Freiberg plädierte dafür, erst einmal die technischen Voraussetzungen zu schaffen und GPS-gesteuerte Einsatzzentralen zu errichten: "Wir brauchen jetzt eine schnelle praktikable gesetzliche Regelung. In einigen Fällen ist hier Gefahr im Verzug." Der Gewerkschaftschef betonte: "Wir brauchen weiterhin eine gesicherte Unterbringung für Sicherheitsverwahrte. Wer seine Strafe abgesessen hat, aber weiterhin als gefährlich eingeschätzt wird, muss gesondert untergebracht werden."

Leutheusser-Schnarrenberger tritt für den Einsatz der elektronischen Fußfessel ein.

Leutheusser-Schnarrenberger tritt für den Einsatz der elektronischen Fußfessel ein.

(Foto: picture alliance / dpa)

Freiberg warnte zudem davor, bei der Überwachung gefährlicher Sexualstraftäter zu sehr auf die Polizei zu setzen. "Die Politik sollte nicht versuchen, das Problem auf dem Rücken der Polizei zu lösen", sagte der Gewerkschaftschef. "Für die Überwachung einer Person rund um die Uhr benötigt man rund 20 Einsatzkräfte. Dafür fehlt der Polizei das Personal. Wir können in Einzelfällen helfen, aber nicht alle lückenlos überwachen."

Zügige Lösung gefordert

Nach Darstellung des parlamentarischen Staatssekretärs im Bundesjustizministerium, Max Stadler, führt derzeit kein Weg an der Observierung entlassener Schwerkrimineller vorbei. "Für diejenige Personengruppe, auf die das Urteil anzuwenden ist, ist in der Tat in nächster Zeit polizeiliche Überwachung geboten", sagte der FDP-Politiker der "Saarbrücker Zeitung". Mit Blick auf den koalitionsinternen Streit über den künftigen Umgang mit Schwerkriminellen sagte Stadler: "Ich hoffe, dass wir zügig nach der Sommerpause eine Lösung finden werden." Das Gebot der Stunde sei, die Kontrolle zu verbessern.

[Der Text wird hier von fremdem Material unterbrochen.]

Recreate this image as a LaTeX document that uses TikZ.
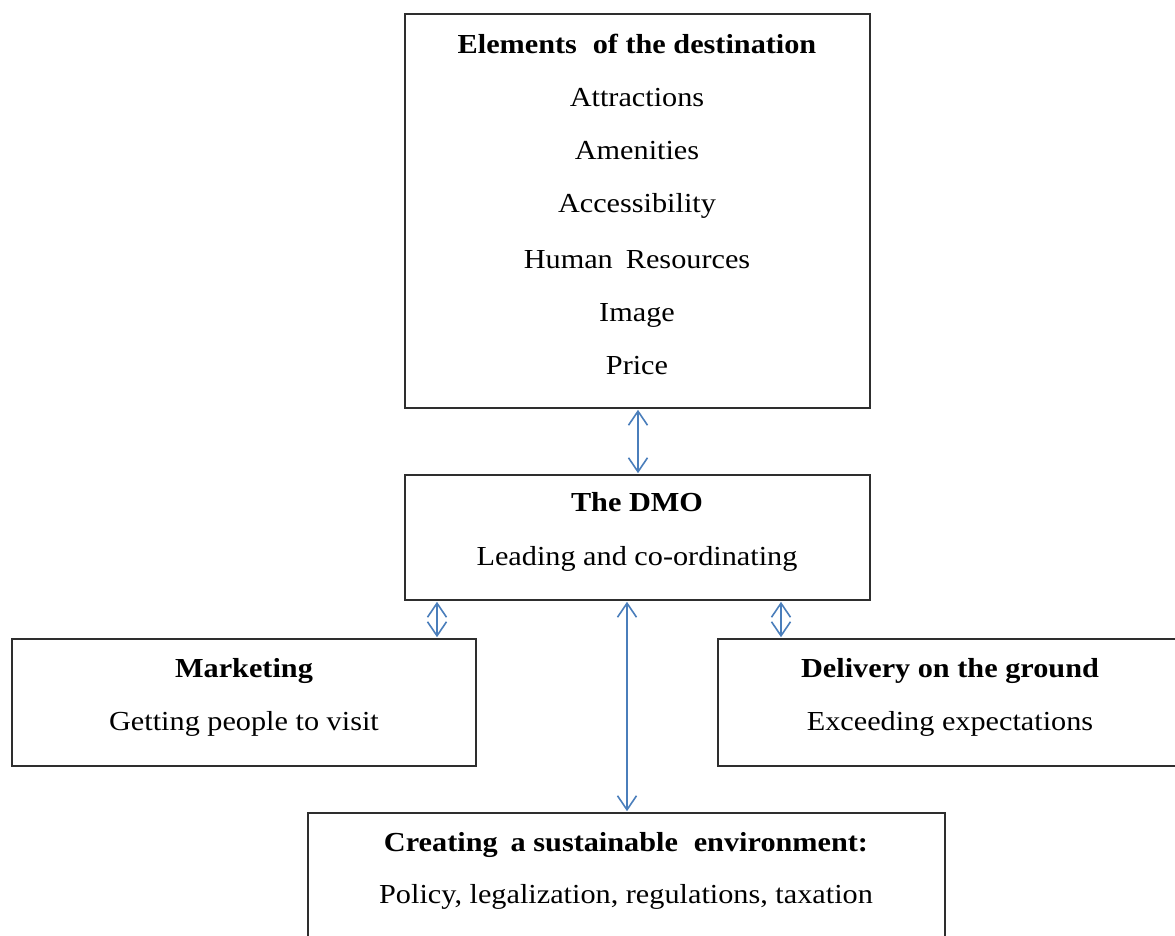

Leutheusser-Schnarrenberger sprach sich erneut gegen die nachträgliche Sicherheitsverwahrung aus. Diese Regelung erlaubt es seit 2004, Täter aufgrund "neuer Tatsachen", die während seiner Haft auftreten, in Sicherungsverwahrung zu schicken, auch wenn diese Option bei seiner Verurteilung nicht vorgesehen war.

Die Regelung bringe "keinen zusätzlichen Sicherheitsgewinn", weil sie "wenig praxistauglich" sei und von den Gerichten immer wieder habe aufgehoben werden müssen, sagte Leutheusser-Schnarrenberger. Zuvor hatte sich CDU-Generalsekretär Hermann Gröhe dafür ausgesprochen, an der nachträglichen Sicherungsverwahrung festzuhalten. Dieses Instrument sei "die schärfste Maßnahme, die das deutsche Strafgesetzbuch" kenne. Dabei solle es auch in Zukunft bleiben.